Many of the men and women are well known. Saints and Heroes begins with St Peter and ends with St John Paul II; and Saints and Heroines begins with Our Lady and ends with Mother Teresa, but others are far less famous outside their own communities. Not all are canonised, but all led lives of courage and devotion. I enjoyed revisiting the traditional stories: George, Andrew, David and Patrick, for example, from the men’s book; and Mary Magdalene, Clare and Joan of Arc from the women’s. And I was particularly interested to discover the stories behind some of the names I had heard mentioned but had never followed up, for example Emperor Karl von Habsburg and Bishop Count von Galen from the heroes and Kateri Tekakwitha and Josephine Bakhita from the heroines. For me, however, the best parts of the books were the chapters covering the new heroes and heroines, whose lives were an inspiration to all who knew them but whose stories are only just beginning to be told.
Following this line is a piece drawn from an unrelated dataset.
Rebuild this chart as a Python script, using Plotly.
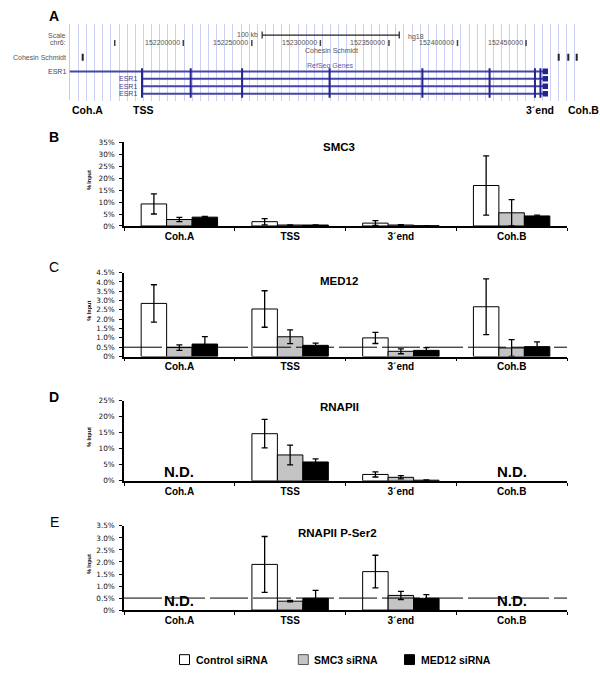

The stories of these men and women cover many different vocations and areas of witness. Mother Mary McKillop in the 19th century and Father John Hawes in the 20th worked to serve the Church in the Australian Outback. Fr Willie Doyle ministered to the troops in the trenches of the First World War; Natalia Tulasiewicz and Marcel Callo were victims of the Nazis in the Second. Marco was arrested for being “too Catholic”, and Natalia volunteered to go with a group of women rounded up for forced labour; both died in concentration camps. We are given an introduction to the Martyrs of Russia, Mexico and Drina (near Sarajevo). In the latter half of the 20th century Fr Christian de Chergé, Fr Jerzy Popieluszko and Fr Giuseppe “Pino” Puglisi all worked for justice and were all murdered, Fr Christian by anti-Christian extremists in Algeria, Fr Jerzy by the Communist secret police in Poland and Fr Pino by the Mafia in Italy.
Both books are written in a clear, easy-to-read style and would be particularly good presents for a young person preparing for confirmation and trying to choose a patron saint. The shortness of the chapters makes them an easy way in to the lives of the saints for those who are short on time or unused to reading religious material. If I had to make one small criticism of the books it would be that I would have liked some end-of-chapter notes with recommended reading to follow up some of the stories, although I suppose there is always Google!
In writing these books Joanna Bogle has provided an entertaining and robust alternative to reading about celebrity culture. She has presented us with a vision of faith and courage and examples of true heroism.